US nuclear plants are all boiling light water (BLW) design, but there were 4 major manufacturers, GE, Westinghouse, Babcock & Wilcox, and Combustion Engineering (now ABB). Typical sizes were 500, 750, 800, and 1100 Megawatts each. And, yes, each plant is basicaly custom built.

Canadian plants are all Heavy Water (D2O), natural uranium fuelled, so no uranium upgrading (enriching) is needed. (The Iranians have shown lkittle interest in this desing cycle) They are all the same design by Atomic Energy of Canada, and the two major fabricators have to work to the same design. This has a substantial cost advantage. People in Rochester, NY are barely aware that across lake Ontario there is 7000 megawatts of nuclear power operating from 12 reactors on two sites. Sizes of these reacors are 500, 600, and 750 MW.

All French plants are of the same US licencensed BLW design and made by the same French manufacturer. They are all the same design and quite trouble-free.

No one has ever been killed by a nuclear reactor accident in the US. If you add up all the deaths from coal mining (direct and indirect), transportation and respiratory deseases caused by coal, you get a very high figure. When the late Ted Kennedy mounted an attack on the nuclear industry it responded with a bumper sticker that read “More people were killed in Ted Kennedy’s car than at Three Mile Island”.

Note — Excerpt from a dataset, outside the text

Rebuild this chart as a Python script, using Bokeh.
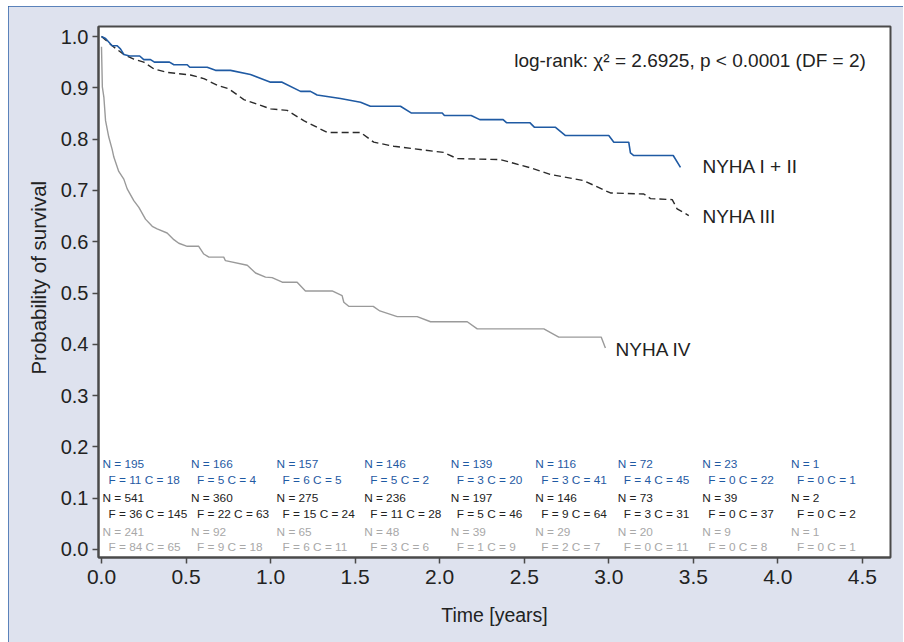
from bokeh.plotting import figure
from bokeh.models import Range1d, FixedTicker, PrintfTickFormatter, ColumnDataSource
from bokeh.core.properties import value
from bokeh.embed import file_html
from bokeh.resources import INLINE

# ---- survival curves ----
t_12 = [0, 0.024, 0.063, 0.093, 0.112, 0.132, 0.167, 0.226, 0.25, 0.29, 0.313, 0.402, 0.428, 0.507,
        0.522, 0.625, 0.674, 0.763, 0.881, 1.0, 1.068, 1.177, 1.236, 1.275, 1.413, 1.532, 1.59, 1.768,
        1.831, 2.015, 2.028, 2.186, 2.237, 2.375, 2.395, 2.533, 2.561, 2.685, 2.744, 3.0, 3.03, 3.118,
        3.128, 3.148, 3.381, 3.424]
s_12 = [1.0, 0.996, 0.982, 0.982, 0.976, 0.965, 0.962, 0.962, 0.955, 0.955, 0.950, 0.950, 0.945, 0.945,
        0.940, 0.940, 0.934, 0.934, 0.926, 0.911, 0.911, 0.893, 0.893, 0.886, 0.879, 0.872, 0.864, 0.864,
        0.851, 0.851, 0.846, 0.846, 0.838, 0.838, 0.832, 0.832, 0.823, 0.823, 0.807, 0.807, 0.794, 0.794,
        0.773, 0.768, 0.768, 0.745]

t_3 = [0, 0.063, 0.132, 0.191, 0.25, 0.309, 0.388, 0.526, 0.605, 0.684, 0.753, 0.842, 1.0, 1.098,
       1.196, 1.335, 1.413, 1.532, 1.61, 1.729, 2.024, 2.103, 2.36, 2.438, 2.537, 2.655, 2.852, 2.911,
       3.01, 3.207, 3.247, 3.375, 3.404, 3.473]
s_3 = [1.0, 0.982, 0.965, 0.956, 0.950, 0.937, 0.930, 0.925, 0.918, 0.905, 0.898, 0.877, 0.859, 0.856,
       0.836, 0.813, 0.813, 0.813, 0.794, 0.786, 0.774, 0.762, 0.760, 0.753, 0.744, 0.731, 0.719, 0.710,
       0.695, 0.693, 0.684, 0.682, 0.664, 0.651]

t_4 = [0, 0.005, 0.014, 0.024, 0.043, 0.063, 0.073, 0.102, 0.132, 0.152, 0.191, 0.221, 0.26, 0.30,
       0.329, 0.388, 0.428, 0.457, 0.507, 0.575, 0.605, 0.635, 0.723, 0.733, 0.862, 0.911, 0.97, 1.009,
       1.069, 1.157, 1.206, 1.364, 1.423, 1.433, 1.462, 1.607, 1.646, 1.749, 1.867, 1.946, 2.163, 2.222,
       2.616, 2.704, 2.955, 2.98]
s_4 = [0.98, 0.902, 0.882, 0.836, 0.804, 0.780, 0.765, 0.737, 0.722, 0.703, 0.680, 0.667, 0.644, 0.630,
       0.625, 0.617, 0.604, 0.597, 0.591, 0.591, 0.576, 0.570, 0.570, 0.563, 0.554, 0.539, 0.531, 0.530,
       0.521, 0.521, 0.504, 0.504, 0.495, 0.482, 0.474, 0.474, 0.465, 0.454, 0.454, 0.444, 0.444, 0.430,
       0.430, 0.414, 0.414, 0.393]

# ---- numbers at risk ----
risk_times = [0, 0.5, 1.0, 1.5, 2.0, 2.5, 3.0, 3.5, 4.0]
n_12 = [195, 166, 157, 146, 139, 116, 72, 23, 1]
f_12 = [11, 5, 6, 5, 3, 3, 4, 0, 0]
c_12 = [18, 4, 5, 2, 20, 41, 45, 22, 1]
n_3 = [541, 360, 275, 236, 197, 146, 73, 39, 2]
f_3 = [36, 22, 15, 11, 5, 9, 3, 0, 0]
c_3 = [145, 63, 24, 28, 46, 64, 31, 37, 2]
n_4 = [241, 92, 65, 48, 39, 29, 20, 9, 1]
f_4 = [84, 9, 6, 3, 1, 2, 0, 0, 0]
c_4 = [65, 18, 11, 6, 9, 7, 11, 8, 1]

x_ticks = [0, 0.5, 1.0, 1.5, 2.0, 2.5, 3.0, 3.5, 4.0, 4.5]
y_ticks = [0.0, 0.1, 0.2, 0.3, 0.4, 0.5, 0.6, 0.7, 0.8, 0.9, 1.0]

FONT = "Liberation Sans"
BLUE = "#1f5aa3"
BLACK = "#222222"
GRAY = "#9a9a9a"
GRAY_TXT = "#a8a8a8"
BG = "#dee2ee"
FRAME = "#4a4a4a"

p = figure(width=895, height=636,
           x_range=Range1d(-0.0177, 4.666), y_range=Range1d(-0.0156, 1.0195),
           output_backend="svg", toolbar_location=None,
           min_border_left=90, min_border_right=13, min_border_top=20, min_border_bottom=85)
p.border_fill_color = BG
p.background_fill_color = "white"
p.outline_line_color = FRAME
p.outline_line_width = 2
p.xgrid.visible = False
p.ygrid.visible = False
p.styles = {"margin-left": "8px", "margin-top": "6px",
            "outline": "1.5px solid #2f62a8", "outline-offset": "-1.5px"}

for ax in (p.xaxis, p.yaxis):
    ax.axis_line_color = FRAME
    ax.axis_line_width = 2
    ax.major_tick_line_color = FRAME
    ax.major_tick_line_width = 1.5
    ax.major_tick_out = 6
    ax.major_tick_in = 0
    ax.minor_tick_line_color = None
    ax.major_label_text_font = FONT
    ax.major_label_text_font_size = "20px"
    ax.major_label_text_color = "#222222"
    ax.major_label_standoff = 4
    ax.axis_label_text_font = FONT
    ax.axis_label_text_font_style = "normal"
    ax.axis_label_text_color = "#222222"
    ax.formatter = PrintfTickFormatter(format="%.1f")

p.xaxis.major_label_text_font_size = "21px"
p.xaxis.major_label_standoff = 6
p.xaxis.axis_label_text_font_size = "19.5px"
p.yaxis.axis_label_text_font_size = "20.5px"

p.xaxis.ticker = FixedTicker(ticks=x_ticks)
p.yaxis.ticker = FixedTicker(ticks=y_ticks)
p.xaxis.axis_label = "Time [years]"
# leading no-break spaces nudge the centred label upwards like the original
p.yaxis.axis_label = "\u00a0" * 5 + "Probability of survival"
p.xaxis.axis_label_standoff = 17
p.yaxis.axis_label_standoff = 8

p.line(t_4, s_4, line_color=GRAY, line_width=1.4)
p.line(t_3, s_3, line_color="#2a2a2a", line_width=1.4, line_dash="7 4")
p.line(t_12, s_12, line_color=BLUE, line_width=1.6)

# curve labels
p.text(x=[3.554, 3.554, 3.04], y=[0.747, 0.649, 0.39],
       text=["NYHA I + II", "NYHA III", "NYHA IV"],
       text_font=value(FONT), text_font_size=value("19px"), text_color="#222222",
       text_baseline="middle", text_align="left")
p.text(x=[4.52], y=[0.953], text=["log-rank: \u03c7\u00b2 = 2.6925, p < 0.0001 (DF = 2)"],
       text_font=value(FONT), text_font_size=value("19px"), text_color="#222222",
       text_baseline="middle", text_align="right")

# at-risk table
col_off = [1, 5, 6, 9, 11, 11, 9, 9, 13]
groups = [(n_12, f_12, c_12, BLUE, 0.166, 0.135),
          (n_3, f_3, c_3, BLACK, 0.101, 0.070),
          (n_4, f_4, c_4, GRAY_TXT, 0.035, 0.004)]
for n, f, c, col, yn, yf in groups:
    src_n = ColumnDataSource(dict(x=risk_times, y=[yn] * len(n), off=col_off,
                                  t=["N = %d" % v for v in n]))
    src_f = ColumnDataSource(dict(x=risk_times, y=[yf] * len(n), off=[o + 6 for o in col_off],
                                  t=["F = %d C = %d" % (a, b) for a, b in zip(f, c)]))
    for src in (src_n, src_f):
        p.text(x="x", y="y", text="t", x_offset="off", source=src,
               text_font=value(FONT), text_font_size=value("11.8px"), text_color=col,
               text_baseline="middle", text_align="left")

open("out.html", "w").write(file_html(p, INLINE))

Of course no source of power is entirely safe, but in developing countries the most deaths are caused by the indoor burning of dung and peat for cooking. These people would give their right arm for clean and safe nuclear supplied electricity. I do agree that the Thorium Cycle has the best prospects for nuclear power, which will make a major comeback now that the “green” and renewable options (except for hydro) are not delivering. Europe is proving that at this very moment.

Here’s a comparison of total subsidies over time. Much higher for renewables, would be MUCH higher on a $/BTU basis:

@texases Good set of figures. Today, around 50+% of all electric power is generated from fossil fuels (coal, gas, oil), about 30% from nuclear and the rest hydro and other renewables. The other renewables amount to next to nothing in output, yet get huge subsidies per KWHr or BTU.

I am personally on favor of NO subsidies, so consumers and industry will become more frugal.

The figure for 2010 is a real eye opener; These huge Obama generated subsidies will result in very little added reliable energy. The sun has to shine for photo-voltaic and the wind has to blow for windmills. The current administration is heading down the EXACT futile path that Europe is on now; a respected British magazine, The Economist, call the current Euro green programs “Green Lunacy”. It’s helping bankrupt Spain and driving up the cost of energy to make industry uncompetitive.

haven’t a lot of the ‘green’ companies Obama “invested” in gone bankrupt? Most within a year?